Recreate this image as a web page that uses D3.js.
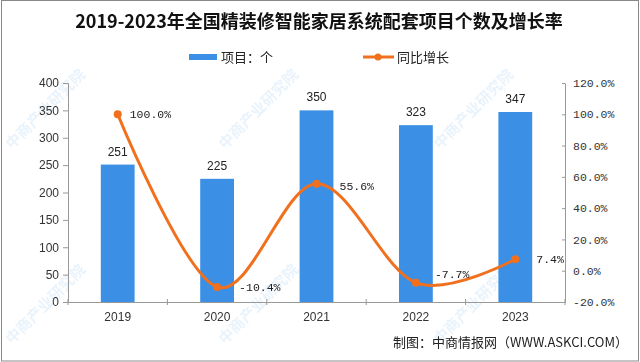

* * * * * * *

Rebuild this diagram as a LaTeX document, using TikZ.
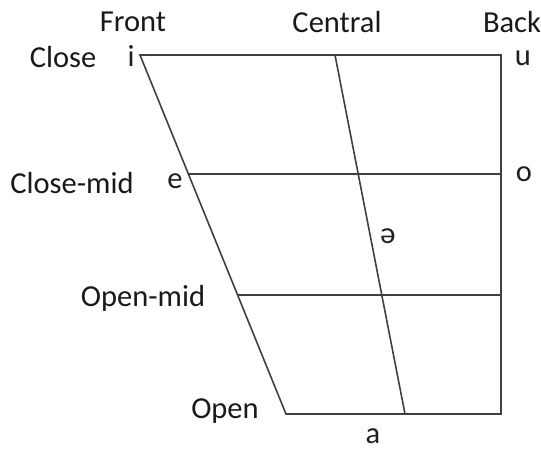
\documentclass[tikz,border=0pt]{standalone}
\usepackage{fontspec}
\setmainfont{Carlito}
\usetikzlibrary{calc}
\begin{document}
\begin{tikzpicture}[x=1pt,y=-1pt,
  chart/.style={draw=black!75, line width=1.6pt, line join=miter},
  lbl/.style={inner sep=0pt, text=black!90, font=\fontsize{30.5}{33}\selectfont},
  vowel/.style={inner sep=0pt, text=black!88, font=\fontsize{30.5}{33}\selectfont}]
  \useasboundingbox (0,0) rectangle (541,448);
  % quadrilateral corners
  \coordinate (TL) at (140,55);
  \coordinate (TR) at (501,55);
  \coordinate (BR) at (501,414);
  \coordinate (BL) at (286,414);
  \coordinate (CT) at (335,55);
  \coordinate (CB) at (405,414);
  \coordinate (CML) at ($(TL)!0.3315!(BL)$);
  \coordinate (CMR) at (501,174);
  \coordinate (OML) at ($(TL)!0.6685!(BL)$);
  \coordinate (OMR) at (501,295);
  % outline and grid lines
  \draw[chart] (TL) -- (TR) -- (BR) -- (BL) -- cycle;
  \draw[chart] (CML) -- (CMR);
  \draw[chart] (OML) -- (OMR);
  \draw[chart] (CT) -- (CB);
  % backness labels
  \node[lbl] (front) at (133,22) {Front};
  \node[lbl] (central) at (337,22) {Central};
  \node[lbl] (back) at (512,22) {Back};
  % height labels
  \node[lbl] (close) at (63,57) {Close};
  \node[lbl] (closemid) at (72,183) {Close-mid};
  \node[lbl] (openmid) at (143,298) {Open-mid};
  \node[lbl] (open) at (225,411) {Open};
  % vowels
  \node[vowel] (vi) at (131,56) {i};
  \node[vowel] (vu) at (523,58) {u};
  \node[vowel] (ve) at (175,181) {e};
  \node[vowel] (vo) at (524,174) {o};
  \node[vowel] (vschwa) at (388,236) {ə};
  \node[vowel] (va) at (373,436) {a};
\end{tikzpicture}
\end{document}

* * * * * * *

Look above for lines with the word "this" and copy them all.

Recreate this image as a web page that uses D3.js.
Rebuild this diagram as a LaTeX document, using TikZ.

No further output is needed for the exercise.